Katherine Johnson: A hero for women in STEM careers

NASA’s most notorious “female computer,” Katherine Johnson, made famous by Taraji P. Henson in the 2016 Oscar-nominated movie Hidden Figures, passed away at age 101 on February 24, 2020, almost 3 years to the day after appearing on stage at the 2017 Oscars ceremony.

In a day and age when more focus is being put on encouraging females into STEM careers, this movie could not have been timed better. Not only did Ms. Johnson deserve recognition for her work on the space program that put men on the moon, her story brought forth a role model for girls (red, yellow, black, and white) to look up to and for women to appreciate.
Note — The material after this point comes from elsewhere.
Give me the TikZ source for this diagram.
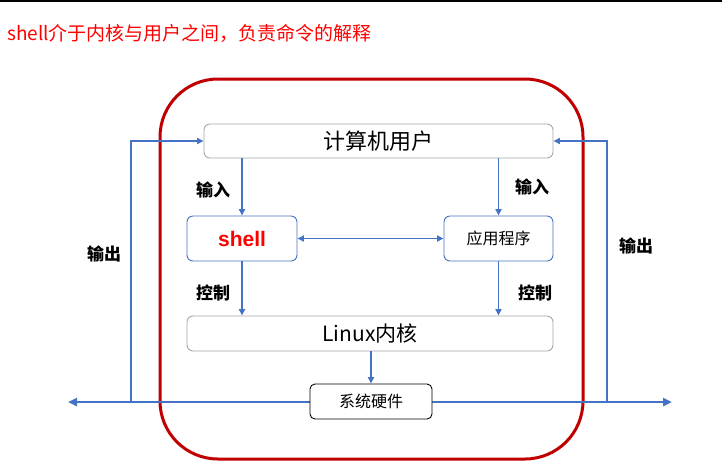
\documentclass[tikz,border=0pt]{standalone}
\usepackage{fontspec}
\setmainfont{Noto Sans CJK SC}
\newfontfamily\arialb{Liberation Sans}
\usetikzlibrary{arrows.meta}
\definecolor{lblue}{HTML}{4472C4}
\definecolor{dred}{HTML}{C00000}
\definecolor{bgray}{HTML}{A6A6A6}
\tikzset{
  box/.style={draw, rounded corners=6pt, line width=0.9pt, fill=white, inner sep=0pt, align=center},
  tip/.style={Triangle[length=6.5pt,width=6pt]},
  conn/.style={draw=lblue, line width=1.8pt, -{Triangle[length=6.5pt,width=6pt]}},
  lbl/.style={font=\fontsize{17}{19}\selectfont\bfseries, inner sep=0pt},
  lbln/.style={font=\fontsize{17}{19}\selectfont\bfseries, inner sep=0pt}
}
\begin{document}
\begin{tikzpicture}[x=1pt,y=-1pt]
\useasboundingbox (0,0) rectangle (722,475);
\fill[white] (0,0) rectangle (722,475);
\draw[line width=2pt] (0,1) -- (722,1);
\node[anchor=west, text=red, inner sep=0pt, font=\fontsize{19}{21}\selectfont] (title) at (7,33) {shell介于内核与用户之间，负责命令的解释};
\draw[dred, line width=3pt, rounded corners=58pt] (160,79) rectangle (583,459);
% nodes
\node[box, draw=bgray, minimum width=349pt, minimum height=34pt, font=\fontsize{22}{24}\selectfont] (user) at (378.5,141) {计算机用户};
\node[box, draw=lblue, minimum width=110pt, minimum height=45pt, text=red, font=\fontsize{21}{23}\arialb\bfseries] (shell) at (242,238.5) {shell};
\node[box, draw=lblue, minimum width=109pt, minimum height=45pt, font=\fontsize{16}{18}\selectfont] (app) at (498.5,238.5) {应用程序};
\node[box, draw=bgray, minimum width=366pt, minimum height=35pt, font=\fontsize{21}{23}\selectfont] (kernel) at (370,333.5) {Linux内核};
\coordinate (L) at (68,402);
\coordinate (R) at (672,402);
\coordinate (LB) at (131,402);
\coordinate (RB) at (607,402);
\coordinate (LT) at (131,141);
\coordinate (RT) at (607,141);
% bottom bus
\draw[conn, line width=2.6pt, -{Triangle[length=9pt,width=8pt]}] (371,402) -- (L);
\draw[conn, line width=2.6pt, -{Triangle[length=9pt,width=8pt]}] (371,402) -- (R);
\node[box, draw=black, rounded corners=5pt, minimum width=122pt, minimum height=35pt, font=\fontsize{16}{18}\selectfont] (hw) at (371,401.5) {系统硬件};
% output loops
\draw[conn] (LB) -- (LT) -- (user.west);
\draw[conn] (RB) -- (RT) -- (user.east);
% inputs
\draw[conn] (shell.north |- user.south) -- (shell.north);
\draw[conn] (app.north |- user.south) -- (app.north);
\draw[conn, {Triangle[length=6.5pt,width=6pt]}-{Triangle[length=6.5pt,width=6pt]}] (shell.east) -- (app.west);
% control
\draw[conn] (shell.south) -- (shell.south |- kernel.north);
\draw[conn] (app.south) -- (app.south |- kernel.north);
\draw[conn] (kernel.south -| hw.north) -- (hw.north);
% labels
\node[lbl] (in1) at (213,190) {输入};
\node[lbl] (in2) at (532,187) {输入};
\node[lbl] (c1) at (213,293) {控制};
\node[lbl] (c2) at (535,293) {控制};
\node[lbln] (o1) at (104,254) {输出};
\node[lbln] (o2) at (636,246) {输出};
\end{tikzpicture}
\end{document}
In 2015, Katherine received the Presidential Medal of Freedom from President Obama 29 years after her retirement from Langley, where she “loved going to work every single day.” The infamous astronaut, John Glenn, knew how trusted Katherine was at NASA with her calculations. When it was his turn in 1962 to blast into space, he gave the green light for take-off after she verified the computer equations by hand.

When I saw the same scene as depicted in the movie, tears filled my eyes, as it reminded me of my own story of studying mathematics and statistics in Memphis, Tennessee, in 1991. I often filled chalkboards with theorems, proving their verity with formulas, split tests, and variables that seemed to never have an ending….until the answer magically appeared. As a black woman before the civil rights movement, Katherine had to fight for her findings well before she was given the opportunity to be a part of the team. Even then, she was hidden away with her colleagues in a separate area with segregated bathrooms.
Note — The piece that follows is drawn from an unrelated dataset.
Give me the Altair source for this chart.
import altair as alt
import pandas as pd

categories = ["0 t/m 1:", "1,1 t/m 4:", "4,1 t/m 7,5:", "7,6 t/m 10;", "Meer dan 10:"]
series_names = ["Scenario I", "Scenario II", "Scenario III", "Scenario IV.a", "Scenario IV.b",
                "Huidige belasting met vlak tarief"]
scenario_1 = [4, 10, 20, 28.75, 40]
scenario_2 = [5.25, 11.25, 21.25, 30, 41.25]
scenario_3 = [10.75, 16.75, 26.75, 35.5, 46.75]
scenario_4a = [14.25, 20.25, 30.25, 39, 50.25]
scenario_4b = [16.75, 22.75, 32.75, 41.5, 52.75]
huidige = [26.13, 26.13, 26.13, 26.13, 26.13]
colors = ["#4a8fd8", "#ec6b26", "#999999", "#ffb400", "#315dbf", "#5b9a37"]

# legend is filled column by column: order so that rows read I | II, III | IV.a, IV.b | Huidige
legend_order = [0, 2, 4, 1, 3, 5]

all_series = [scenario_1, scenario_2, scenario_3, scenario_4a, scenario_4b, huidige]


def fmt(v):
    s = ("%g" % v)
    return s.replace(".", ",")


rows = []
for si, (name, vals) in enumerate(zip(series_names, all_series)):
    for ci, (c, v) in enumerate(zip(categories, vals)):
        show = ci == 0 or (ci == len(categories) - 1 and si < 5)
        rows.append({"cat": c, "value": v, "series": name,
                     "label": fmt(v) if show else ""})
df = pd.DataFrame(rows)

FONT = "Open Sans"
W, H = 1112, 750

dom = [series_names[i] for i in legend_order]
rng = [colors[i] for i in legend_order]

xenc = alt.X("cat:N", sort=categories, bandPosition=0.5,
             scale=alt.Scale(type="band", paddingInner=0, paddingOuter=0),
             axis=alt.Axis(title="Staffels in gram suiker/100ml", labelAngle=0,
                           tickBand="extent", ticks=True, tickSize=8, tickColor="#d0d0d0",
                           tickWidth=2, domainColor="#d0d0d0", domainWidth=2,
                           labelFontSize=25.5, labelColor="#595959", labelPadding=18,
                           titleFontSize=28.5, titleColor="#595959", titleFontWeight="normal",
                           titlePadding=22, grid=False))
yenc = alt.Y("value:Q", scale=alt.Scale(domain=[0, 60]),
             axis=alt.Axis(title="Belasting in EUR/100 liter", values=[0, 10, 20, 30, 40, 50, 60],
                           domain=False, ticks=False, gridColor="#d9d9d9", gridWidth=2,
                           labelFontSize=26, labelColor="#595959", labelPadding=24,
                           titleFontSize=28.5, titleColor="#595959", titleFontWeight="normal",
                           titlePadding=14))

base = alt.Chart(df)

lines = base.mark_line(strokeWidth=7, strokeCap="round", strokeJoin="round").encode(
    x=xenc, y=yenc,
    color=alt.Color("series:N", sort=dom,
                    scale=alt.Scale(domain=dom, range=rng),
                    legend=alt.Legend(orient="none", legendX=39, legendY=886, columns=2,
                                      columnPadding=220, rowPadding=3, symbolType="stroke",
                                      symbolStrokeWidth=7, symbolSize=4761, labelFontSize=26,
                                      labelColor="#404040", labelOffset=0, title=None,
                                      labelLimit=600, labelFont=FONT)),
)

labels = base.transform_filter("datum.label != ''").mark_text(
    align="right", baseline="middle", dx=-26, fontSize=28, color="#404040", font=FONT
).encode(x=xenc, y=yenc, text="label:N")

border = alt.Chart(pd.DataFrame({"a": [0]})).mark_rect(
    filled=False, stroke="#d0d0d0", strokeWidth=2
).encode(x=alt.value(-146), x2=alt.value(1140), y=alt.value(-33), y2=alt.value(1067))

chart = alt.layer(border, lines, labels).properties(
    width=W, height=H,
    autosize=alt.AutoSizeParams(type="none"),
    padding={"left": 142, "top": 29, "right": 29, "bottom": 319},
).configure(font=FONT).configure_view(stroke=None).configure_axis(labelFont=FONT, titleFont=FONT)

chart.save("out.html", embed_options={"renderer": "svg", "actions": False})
That concept still carries on today with many women in STEM careers who are often overlooked for promotions, or whose research is dismissed. There were times in my own career where my male counterparts would throw me under the bus again and again, only for me to crawl out shaking a fistful of proof to dispute their assumptions. It wasn’t until my boss or another man would step in and say, “she’s right,” before they would back off.
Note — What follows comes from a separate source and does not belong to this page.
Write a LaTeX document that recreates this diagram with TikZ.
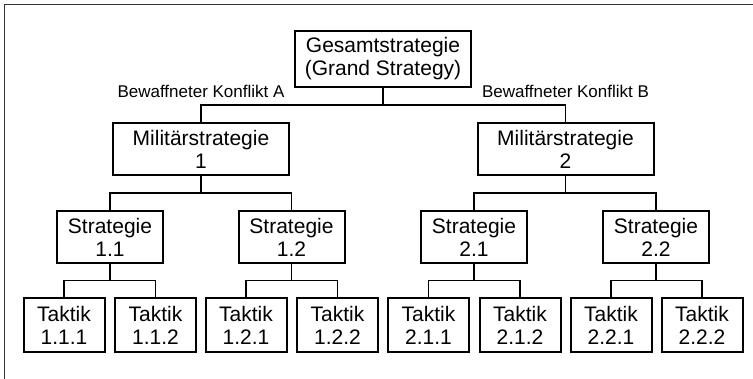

As the “little girl who loved to count”, Ms. Johnson will continue to inspire the careers of women everywhere.

Melissa Schaffner is one such woman who is passing the torch. As an electrical engineer turned voiceover artist, she grew up Puerto Rican in a Jewish neighborhood. Without role models who looked like her, she often questioned which direction to take with her career. She developed a coloring book, Careers for Little Sisters, to inspire young girls to dream of being engineers, scientists, and anything they want without gender stereotypes to discourage them.